Created 09-14-2017 04:15 PM
I have a 6 node Centos 7 cluster with 4 datanodes. I have all the datanodes up and running but the dashboard shows only 3/4 datanodes live. I looked at the logs at /var/log/hadoop/hdfs/hadoop-hdfs-datanode-<data_node>.log and it says:
2017-09-14 11:57:04,794 INFO web.DatanodeHttpServer (SimpleHttpProxyHandler.java:exceptionCaught(147)) - Proxy for / failed. cause: java.io.IOException: Connection reset by peer at sun.nio.ch.FileDispatcherImpl.read0(Native Method) at sun.nio.ch.SocketDispatcher.read(SocketDispatcher.java:39) at sun.nio.ch.IOUtil.readIntoNativeBuffer(IOUtil.java:223) at sun.nio.ch.IOUtil.read(IOUtil.java:192) at sun.nio.ch.SocketChannelImpl.read(SocketChannelImpl.java:380) at io.netty.buffer.UnpooledUnsafeDirectByteBuf.setBytes(UnpooledUnsafeDirectByteBuf.java:447) at io.netty.buffer.AbstractByteBuf.writeBytes(AbstractByteBuf.java:881) at io.netty.channel.socket.nio.NioSocketChannel.doReadBytes(NioSocketChannel.java:242) at io.netty.channel.nio.AbstractNioByteChannel$NioByteUnsafe.read(AbstractNioByteChannel.java:119) at io.netty.channel.nio.NioEventLoop.processSelectedKey(NioEventLoop.java:511) at io.netty.channel.nio.NioEventLoop.processSelectedKeysOptimized(NioEventLoop.java:468) at io.netty.channel.nio.NioEventLoop.processSelectedKeys(NioEventLoop.java:382) at io.netty.channel.nio.NioEventLoop.run(NioEventLoop.java:354) at io.netty.util.concurrent.SingleThreadEventExecutor$2.run(SingleThreadEventExecutor.java:111) at io.netty.util.concurrent.DefaultThreadFactory$DefaultRunnableDecorator.run(DefaultThreadFactory.java:137) at java.lang.Thread.run(Thread.java:745)
Not sure what this means.
I tried restarting ambari-agent, rebooting the machine itself, restarting ambari-server on namenode. Can someone suggest where else I should look?

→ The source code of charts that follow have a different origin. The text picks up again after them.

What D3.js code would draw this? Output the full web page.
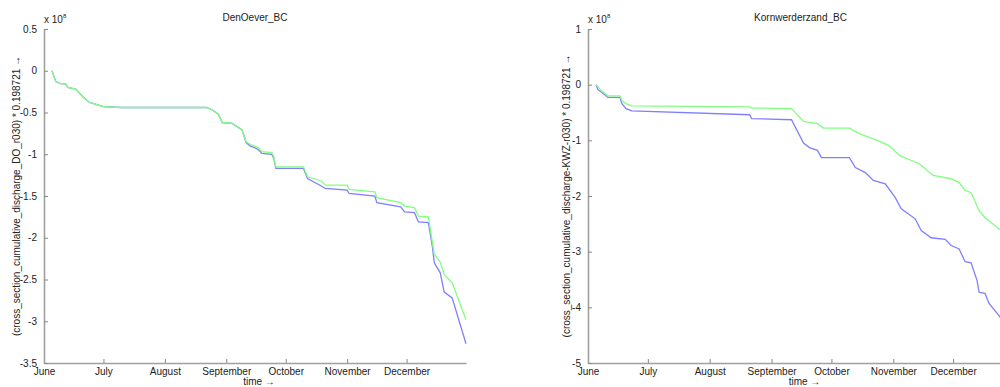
<!DOCTYPE html>
<html>
<head>
<meta charset="utf-8">
<script src="https://cdn.jsdelivr.net/npm/d3@7"></script>
<style>
  body { margin: 0; background: #fff; }
  svg { display: block; font-family: "Liberation Sans", Arial, sans-serif; }
</style>
</head>
<body>
<svg id="chart" width="1000" height="387"></svg>
<script>
// month tick labels (first of each month)
const monthLabels = ["June", "July", "August", "September", "October", "November", "December"];
const monthStarts = ["06-01", "07-01", "08-01", "09-01", "10-01", "11-01", "12-01"];

// DenOever_BC (values in units of 1e8)
const doYTicks = [0.5, 0, -0.5, -1, -1.5, -2, -2.5, -3, -3.5];
const doGreenDates = ["06-05", "06-07", "06-09", "06-12", "06-13", "06-17", "06-21", "06-24", "07-01", "07-10",
  "08-22", "08-25", "08-28", "08-30", "09-04", "09-09", "09-11", "09-13", "09-17", "09-19", "09-24", "09-25",
  "09-26", "10-10", "10-12", "10-19", "10-21", "11-01", "11-02", "11-15", "11-16", "11-28", "11-30", "12-05",
  "12-07", "12-12", "12-14", "12-15", "12-18", "12-20", "12-24", "12-31"];
const doGreen = [0, -0.13, -0.15, -0.16, -0.2, -0.22, -0.32, -0.38, -0.43, -0.44,
  -0.44, -0.47, -0.52, -0.62, -0.63, -0.71, -0.85, -0.88, -0.92, -0.97, -0.98, -1.03,
  -1.15, -1.15, -1.27, -1.32, -1.37, -1.37, -1.42, -1.45, -1.52, -1.58, -1.62, -1.64,
  -1.74, -1.75, -2.05, -2.2, -2.29, -2.44, -2.54, -2.98];
const doBlueDates = ["06-05", "06-07", "06-09", "06-12", "06-13", "06-17", "06-21", "06-24", "07-01", "07-10",
  "08-22", "08-25", "08-28", "08-30", "09-04", "09-09", "09-11", "09-13", "09-17", "09-19", "09-24", "09-25",
  "09-26", "10-10", "10-12", "10-19", "10-21", "11-01", "11-02", "11-15", "11-16", "11-28", "11-30", "12-05",
  "12-07", "12-12", "12-14", "12-15", "12-18", "12-20", "12-24", "12-31"];
const doBlue = [0, -0.13, -0.15, -0.16, -0.2, -0.22, -0.32, -0.38, -0.43, -0.44,
  -0.44, -0.47, -0.52, -0.62, -0.63, -0.71, -0.86, -0.9, -0.94, -0.99, -1.0, -1.05,
  -1.17, -1.17, -1.29, -1.38, -1.41, -1.43, -1.47, -1.5, -1.58, -1.63, -1.69, -1.7,
  -1.81, -1.82, -2.1, -2.3, -2.42, -2.65, -2.72, -3.27];

// Kornwerderzand_BC (values in units of 1e8)
const kwzYTicks = [1, 0, -1, -2, -3, -4, -5];
const kwzGreenDates = ["06-05", "06-08", "06-11", "06-17", "06-18", "06-20", "06-23", "08-21", "08-22", "09-11",
  "09-17", "09-24", "09-27", "10-10", "10-15", "10-24", "10-30", "11-04", "11-14", "11-21", "11-30", "12-04",
  "12-07", "12-10", "12-14", "12-17", "12-24", "12-31"];
const kwzGreen = [0, -0.12, -0.2, -0.2, -0.29, -0.34, -0.38, -0.4, -0.42, -0.43,
  -0.66, -0.7, -0.78, -0.78, -0.88, -1.0, -1.1, -1.27, -1.42, -1.63, -1.69, -1.76,
  -1.9, -1.94, -2.26, -2.39, -2.59, -2.8];
const kwzBlueDates = ["06-05", "06-06", "06-08", "06-11", "06-17", "06-18", "06-20", "06-23", "08-21", "08-22",
  "09-11", "09-17", "09-20", "09-24", "09-26", "10-10", "10-13", "10-18", "10-22", "10-28", "11-02", "11-05",
  "11-12", "11-15", "11-20", "11-27", "11-30", "12-04", "12-07", "12-10", "12-13", "12-14", "12-17", "12-19",
  "12-24", "12-31"];
const kwzBlue = [0, -0.09, -0.14, -0.23, -0.23, -0.34, -0.43, -0.47, -0.54, -0.61,
  -0.63, -1.05, -1.13, -1.18, -1.31, -1.31, -1.49, -1.58, -1.72, -1.78, -2.03, -2.23,
  -2.41, -2.62, -2.75, -2.78, -2.89, -2.95, -3.18, -3.2, -3.52, -3.73, -3.75, -3.93,
  -4.15, -4.5];

const year = 2009;
const parseDay = s => d3.timeParse("%Y-%m-%d")(year + "-" + s);

const svg = d3.select("#chart");
const axisColor = "#a0a0a0";
const textColor = "#222";

function panel(opts) {
  const g = svg.append("g");
  const x = d3.scaleTime()
    .domain([parseDay("06-01"), parseDay("12-31")])
    .range([opts.left, opts.right]);
  const y = d3.scaleLinear()
    .domain([opts.yTicks[opts.yTicks.length - 1], opts.yTicks[0]])
    .range([opts.bottom, opts.top]);

  // lines: blue under green
  const line = d3.line()
    .x(d => x(d[0]))
    .y(d => y(d[1]));
  const series = [
    { dates: opts.blueDates, vals: opts.blue, color: "#7f7fff" },
    { dates: opts.greenDates, vals: opts.green, color: "#80ff80" }
  ];
  series.forEach(s => {
    const pts = s.dates.map((d, i) => [parseDay(d), s.vals[i]]);
    g.append("path")
      .datum(pts)
      .attr("fill", "none")
      .attr("stroke", s.color)
      .attr("stroke-width", 1.3)
      .attr("d", line);
  });

  // x axis (ticks pointing inward)
  const xAxis = d3.axisBottom(x)
    .tickValues(monthStarts.map(parseDay))
    .tickFormat((d, i) => monthLabels[i])
    .tickSizeInner(-4)
    .tickSizeOuter(0)
    .tickPadding(5);
  const gx = g.append("g")
    .attr("transform", `translate(0,${opts.bottom})`)
    .call(xAxis);
  gx.select(".domain").attr("stroke", axisColor).attr("stroke-width", 1.6);
  gx.selectAll(".tick line").attr("stroke", "#888");
  gx.selectAll(".tick text")
    .attr("fill", textColor)
    .style("font-size", "10px");

  // y axis
  const yAxis = d3.axisLeft(y)
    .tickValues(opts.yTicks)
    .tickFormat(d => d3.format("")(d).replace("−", "-"))
    .tickSizeInner(-4)
    .tickSizeOuter(0)
    .tickPadding(7);
  const gy = g.append("g")
    .attr("transform", `translate(${opts.left},0)`)
    .call(yAxis);
  gy.select(".domain").attr("stroke", axisColor).attr("stroke-width", 1.6);
  gy.selectAll(".tick line").attr("stroke", "#888");
  gy.selectAll(".tick text")
    .attr("fill", textColor)
    .style("font-size", "10px");

  // exponent label
  const ex = g.append("text")
    .attr("x", opts.left)
    .attr("y", opts.top - 6)
    .attr("fill", textColor)
    .style("font-size", "10px");
  ex.append("tspan").text("x 10");
  ex.append("tspan").attr("dy", -5).style("font-size", "6px").text("8");

  // title
  g.append("text")
    .attr("x", (opts.left + opts.right) / 2)
    .attr("y", 21)
    .attr("text-anchor", "middle")
    .attr("fill", textColor)
    .style("font-size", "10px")
    .text(opts.title);

  // x label
  g.append("text")
    .attr("x", (opts.left + opts.right) / 2 + 4)
    .attr("y", 385)
    .attr("text-anchor", "middle")
    .attr("fill", textColor)
    .style("font-size", "10px")
    .text("time \u2192");

  // y label
  g.append("text")
    .attr("transform", `translate(${opts.ylabelX},${(opts.top + opts.bottom) / 2}) rotate(-90)`)
    .attr("text-anchor", "middle")
    .attr("fill", textColor)
    .style("font-size", "10px")
    .text(opts.ylabel);
}

panel({
  title: "DenOever_BC",
  ylabel: "(cross_section_cumulative_discharge_DO_r030) * 0.198721 \u2192",
  left: 44, right: 466, top: 29, bottom: 363, ylabelX: 20,
  yTicks: doYTicks,
  greenDates: doGreenDates, green: doGreen,
  blueDates: doBlueDates, blue: doBlue
});

panel({
  title: "Kornwerderzand_BC",
  ylabel: "(cross_section_cumulative_discharge-KWZ-r030) * 0.198721 \u2192",
  left: 588, right: 1013, top: 29, bottom: 363, ylabelX: 570,
  yTicks: kwzYTicks,
  greenDates: kwzGreenDates, green: kwzGreen,
  blueDates: kwzBlueDates, blue: kwzBlue
});
</script>
</body>
</html>
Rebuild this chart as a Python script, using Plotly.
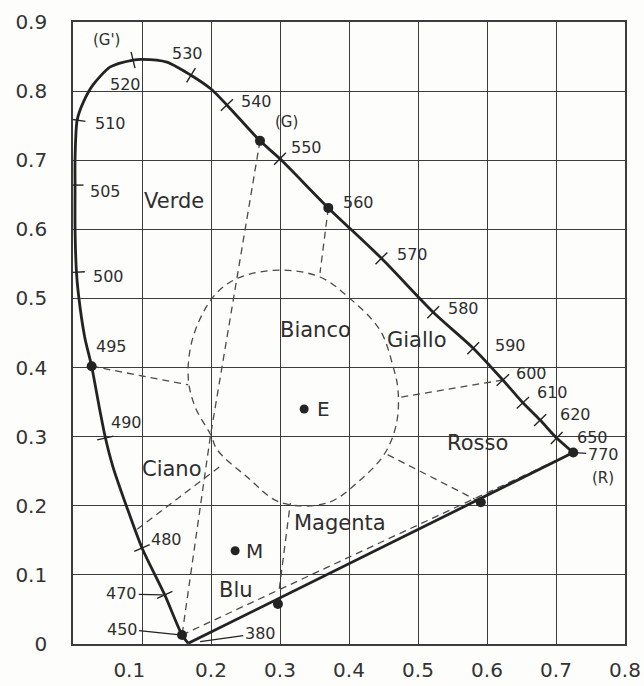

EDIT: Also, I tried pinging the name node from this particular datanode on that particular port it is listening to (8020- standard port for Hadoop) and it connects. I can see the connection from both, datanode and namenode. I don't understand why the communication is not happening.
Created 09-14-2017 11:01 PM
@Sree Kupp The above just means the client disconnect after finish writing. The issue has been fixed in latest HDP 2.5. Can you check Namenode UI live nodes ? are they 4 ?
Created 09-15-2017 02:16 PM
@Vinod Thanks for your reply. Yes, it shows 4 live data nodes. I am surprised how this happened. I have been working on it the whole day yesterday and nothing really happened. Today morning I just restarted the data node process for the failed data node and I can all data nodes are live today. Can you explain this please?
Created 09-15-2017 06:28 PM
@Sree Kupp hard to explain without datanode and namenode logs. Check the datanode logs.